Snares Penguins on Stamps
The Snares Penguin (Eudyptes robustus), also known as the Snares Crested Penguin and the Snares Islands Penguin, is a penguin from New Zealand. The species breeds on The Snares, a group of islands off the southern coast of the South Island. This is a medium-small, yellow-crested penguin, at a size of 50-70 cm and a weight of 2.5–4 kg. It has dark blue-black upperparts and white underparts. It has a bright yellow eyebrow-stripe which extends over the eye to form a drooping, bushy crest. It has bare pink skin at the base of its large red-brown bill.
This penguin nests in small (10 nests) to large (1200 nests) colonies under forest cover or the open. Main colonies are located on North East Island, other colonies are established on Broughton Island as well as the rocky Western Chain. The Snares Penguin's main prey is krill, supplemented by squid and small fish. The species is currently rated as 'vulnerable' by the IUCN as its breeding range is restricted to one small island group. The current population is estimated at around 25,000 breeding pairs.
The Snares Penguin is often compared to the Fiordland Penguin (Eudyptes Pachyrhynchus), which is related by the genus of Crested Penguins (Eudyptes). Snares Penguins can be distinguished from Fiordland Penguins by a patch of skin at the base of their beaks. The Snares Penguin is similarly colored to other species of penguins, having a black head, back and flippers with a white belly. A bright-yellow crest, beginning at the base of the bill, runs along the upper part of the head on both sides and ends at the back of the head. It has a thick reddish-brown beak, traced with light pink skin at the base. The eyes are generally described as a bright red-brown color, but this coloration can vary somewhat between individuals and in different lighting. The color patterns under the wings differ from individual to individual, so it is not a good characteristic for species identification.

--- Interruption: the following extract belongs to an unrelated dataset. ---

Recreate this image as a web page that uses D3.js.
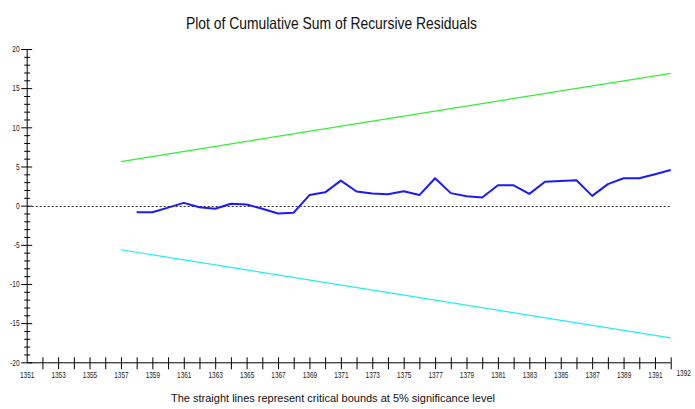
<!DOCTYPE html>
<html>
<head>
<meta charset="utf-8">
<script src="https://cdn.jsdelivr.net/npm/d3@7"></script>
<style>
  html, body { margin: 0; padding: 0; background: #fff; }
  svg { display: block; font-family: "Liberation Sans", Arial, sans-serif; }
</style>
</head>
<body>
<svg id="chart" width="695" height="409"></svg>
<script>
// ---- data ----
const cusumYears = d3.range(1358, 1393);
const cusumValues = [-0.85, -0.85, -0.25, 0.35, -0.2, -0.4, 0.25, 0.15, -0.4, -1.0,
  -0.9, 1.35, 1.7, 3.2, 1.8, 1.55, 1.45, 1.85, 1.35, 3.5,
  1.6, 1.2, 1.05, 2.6, 2.6, 1.5, 3.05, 3.15, 3.25, 1.25,
  2.75, 3.5, 3.5, 4.0, 4.55];
const boundYears = [1357, 1392];
const upperBound = [5.63, 16.89];
const lowerBound = [-5.63, -16.89];
const xTickYears = d3.range(1351, 1393);
const yTickValues = d3.range(-20, 21, 1);
const titleText = "Plot of Cumulative Sum of Recursive Residuals";
const noteText = "The straight lines represent critical bounds at 5% significance level";

// ---- chart ----
const svg = d3.select("#chart");
const x = d3.scaleLinear().domain([1351, 1392]).range([26.7, 670.7]);
const y = d3.scaleLinear().domain([-20, 20]).range([362.3, 49]);

function squeeze(sel, f) {
  sel.each(function () {
    const w = this.getComputedTextLength();
    if (w > 0) {
      d3.select(this).attr("textLength", w * f).attr("lengthAdjust", "spacingAndGlyphs");
    }
  });
}

// y axis
const yAxis = d3.axisLeft(y).tickValues(yTickValues)
  .tickFormat(d => d % 5 === 0 ? d : "").tickSize(6).tickPadding(1);
const gy = svg.append("g").attr("transform", `translate(${x(1351)},0)`).call(yAxis);
gy.select(".domain").attr("stroke", "#000").attr("d", `M0.5,${y(20)}V${y(-20)}`);
gy.selectAll(".tick line")
  .attr("stroke", "#000")
  .attr("x1", d => d % 5 === 0 ? 5 : 3)
  .attr("x2", d => d % 5 === 0 ? -6 : -3)
  .attr("transform", "translate(0.5,0)");
gy.selectAll(".tick text").attr("fill", "#222").style("font-size", "8.5px").attr("x", -7);
squeeze(gy.selectAll(".tick text"), 0.78);

// x axis
const xAxis = d3.axisBottom(x).tickValues(xTickYears)
  .tickFormat(d => (d - 1351) % 2 === 0 ? d : "").tickSize(7).tickPadding(3);
const gx = svg.append("g").attr("transform", `translate(0,${y(-20)})`).call(xAxis);
gx.select(".domain").attr("stroke", "#000").attr("d", `M${x(1351)},0.5H${x(1392)}`);
gx.selectAll(".tick line").attr("stroke", "#000").attr("y1", -5)
  .attr("opacity", d => d === 1351 ? 0 : 1);
gx.selectAll(".tick text").attr("fill", "#222").style("font-size", "8.5px");
squeeze(gx.selectAll(".tick text"), 0.76);

// end label 1392
const endLbl = svg.append("text")
  .attr("x", x(1392) + 13).attr("y", y(-20) + 14)
  .attr("text-anchor", "middle").attr("fill", "#222").style("font-size", "8.5px")
  .text(1392);
squeeze(endLbl, 0.76);

// zero dotted line
svg.append("line")
  .attr("x1", x(1351) + 1).attr("x2", x(1392))
  .attr("y1", Math.round(y(0)) + 0.5).attr("y2", Math.round(y(0)) + 0.5)
  .attr("stroke", "#333").attr("stroke-width", 1).attr("stroke-dasharray", "2,2");

// bounds
const lineGen = d3.line().x(d => x(d[0])).y(d => y(d[1]));
svg.append("path").datum(boundYears.map((yr, i) => [yr, upperBound[i]]))
  .attr("d", lineGen).attr("fill", "none").attr("stroke", "#33ee33").attr("stroke-width", 1.2);
svg.append("path").datum(boundYears.map((yr, i) => [yr, lowerBound[i]]))
  .attr("d", lineGen).attr("fill", "none").attr("stroke", "#22eeee").attr("stroke-width", 1.2);

// cusum
svg.append("path").datum(cusumYears.map((yr, i) => [yr, cusumValues[i]]))
  .attr("d", lineGen).attr("fill", "none").attr("stroke", "#1a1aff")
  .attr("stroke-width", 2).attr("stroke-linejoin", "round");

// title & note
svg.append("text").attr("x", 186).attr("y", 29)
  .attr("textLength", 291).attr("lengthAdjust", "spacingAndGlyphs")
  .style("font-size", "16.5px").attr("fill", "#111").text(titleText);
svg.append("text").attr("x", 171).attr("y", 402)
  .attr("textLength", 324).attr("lengthAdjust", "spacingAndGlyphs")
  .style("font-size", "11px").attr("fill", "#111").text(noteText);
</script>
</body>
</html>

The penguin can make a large variety of vocal noises. It is difficult to verbally describe these noises, but they range from hisses and explosive cries when threatened to rhythmical braying and trumpeting sounds that can be heard from long distances at sea.
The Snares Penguin is named after the place in which it breeds—the Snares Islands. The Snares Islands are a small group of islands off the coast of southern New Zealand. Although little is known of their range and migration outside of the breeding season, it is not thought that they migrate far in the winters. Occasional sitings have occurred on the coasts of Tasmania, southern Australia, the Chatham Islands, Stewart Island, and the southern New Zealand mainland. There are approximately 25,000 living pairs of Snares Penguins.
Snares Penguins nest in dense colonies under the tree cover of the Olearia forests or on coastal rocks. To build a nest, the penguins dig up shallow holes in the ground and layer the bottom with grass, leaves, twigs, peat, or pebbles. A small rim of mud is added to the rim of the nest to raise it above ground level. Vegetation at nesting sites dies dues to the dense nesting activities, and the colony moves to a new nesting site. Colonies nesting near streams may have some advantage, as the stream provides water for drinking and bathing. However, it is not essential that nesting colonies are located near a stream since many are far from any stream.
Although Snares Penguins are not currently threatened, they are considered a vulnerable species. If a threat arose, it could quickly wipe out their population because their breeding grounds are confined to a small island group. Possible threats include the introduction of a new predator, overfishing around the islands that would deplete their food source, increasing water temperatures from global warming driving prey away, and pollution.The New Zealand government has taken action to protect the Snares Islands habitats and marine feeding grounds.